Even if it means going around in circles. Whirling by at lightening speed. Because maybe with enough repetition we might just get it–like my young boys. Happiness is a choice. It’s work. And sometimes to know it–we need to get flung off, dizzy, maybe skinned up, maybe bruised up, maybe worse.

My sweet friend, we’ll call her Darla, is going through a hard time and she said to me that if I can do it then she can certainly try. She gives me more credit than she should, but thank you and I will take the complement. So I send this post out to her, hoping that the wind is ruffling her hair, the sun is warm, the merry go round is scenic, and to tell her that she has friends to help her back on the ride.

Disco Tagged

 

My iPhone is trying to tell me something.

I was texting with my friend, we will call her Deirdre, and I was trying to do the “kdnvoiadjfnnlkjie” text which we all know means complaining with total frustration when my phone autocorrected it just as I hit SEND.

Gagged bluefin shake

 

I couldn’t have made that up if I tried.

I then tried to use the word “discouraged” and I was auto corrected–again.

Disco tagged

 

I am disco tagged.

We both agreed this was an improvement over discouraged.

She told me she needed to get something done like take out the fishes. Which to me conjures up something way better than unloading the dishwasher.

Naturally, the universe via my iPhone, is trying to tell me something.
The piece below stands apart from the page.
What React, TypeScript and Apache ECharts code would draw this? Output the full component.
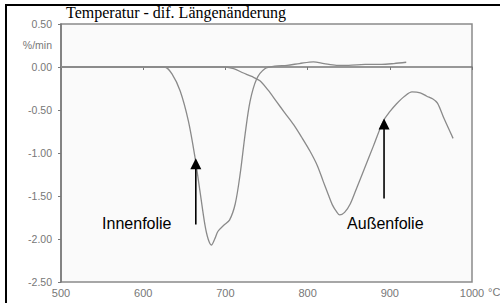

Lighten up.

Life lessons are much easier to understand when watching someone else’s unfold in a movie, or in a book, when written by an author that you know doesn’t kill off the main character.  You know there is suppose to be that testing phase that is followed by euphoric glee of triumph.  The thing is, sometimes these movies or books chronicle someone’s life over decades, meaning the pay off to their hard work is, like almost after they died.  Van Gogh–never knew he was a “successful” painter–he died before it happened.  If I was texting right now my iPhone would insert a gagged bluefin shake here.

I just looked up the word “discouraged” and it says: having lost confidence or enthusiasm.  {bluk}  How fortuitous the universe is telling me to be “disco tagged” instead.  Let me look that up.

disco–Attend or dance at a disco. Music containing elements of funk, soul, pop, salsa and psychedelic 

“for the next three hours he discoed nonstop”

tagged–To catch. A children’s game in which one player chases the others in an effort to touch one of them, who then takes the role of pursuer.

Disco tagged:  to be caught and then taken on role of pursuer of the dance of funk and soul

Alright.  Somebody’s gotta do it, might as well be me.